▶ _Short problem_
Check each line of the material below, and copy it if it holds the string "this".

::: Source data

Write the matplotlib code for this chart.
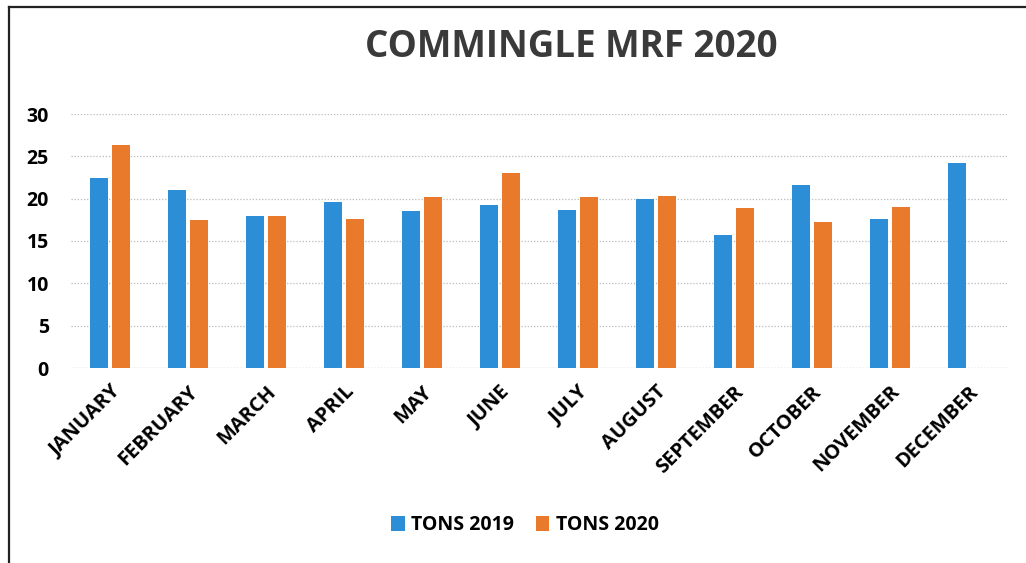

::::::
::: Source data

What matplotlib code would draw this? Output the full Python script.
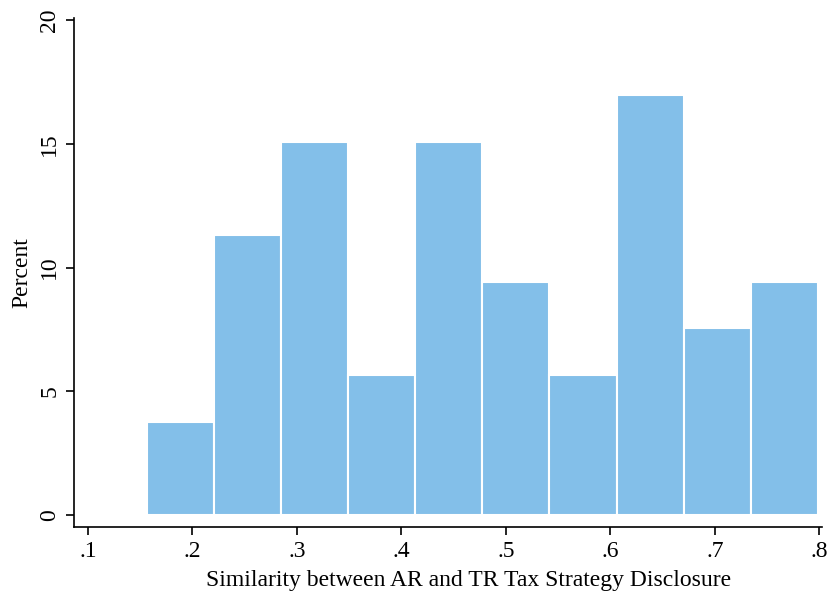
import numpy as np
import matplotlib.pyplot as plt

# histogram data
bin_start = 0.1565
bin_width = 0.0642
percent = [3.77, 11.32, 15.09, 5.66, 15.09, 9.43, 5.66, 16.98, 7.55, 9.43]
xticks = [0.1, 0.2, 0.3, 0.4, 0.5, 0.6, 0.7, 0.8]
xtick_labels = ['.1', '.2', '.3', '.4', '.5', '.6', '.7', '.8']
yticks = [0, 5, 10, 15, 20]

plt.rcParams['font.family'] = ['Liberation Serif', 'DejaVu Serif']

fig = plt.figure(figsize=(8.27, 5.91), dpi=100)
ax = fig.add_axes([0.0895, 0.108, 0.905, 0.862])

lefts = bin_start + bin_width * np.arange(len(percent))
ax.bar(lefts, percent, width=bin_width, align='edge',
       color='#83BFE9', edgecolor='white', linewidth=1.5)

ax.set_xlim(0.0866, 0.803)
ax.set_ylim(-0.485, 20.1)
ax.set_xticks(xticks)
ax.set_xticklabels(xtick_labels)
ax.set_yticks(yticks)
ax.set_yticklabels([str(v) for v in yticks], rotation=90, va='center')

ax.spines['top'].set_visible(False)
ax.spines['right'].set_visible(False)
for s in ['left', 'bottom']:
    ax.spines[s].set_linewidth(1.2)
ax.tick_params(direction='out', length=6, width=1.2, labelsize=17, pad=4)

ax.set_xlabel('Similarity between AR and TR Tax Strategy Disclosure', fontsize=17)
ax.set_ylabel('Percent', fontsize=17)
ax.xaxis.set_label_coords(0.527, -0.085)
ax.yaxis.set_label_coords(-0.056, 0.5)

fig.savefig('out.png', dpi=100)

::::::

▶ _Solution to the problem_
Write the matplotlib code for this chart.
What matplotlib code would draw this? Output the full Python script.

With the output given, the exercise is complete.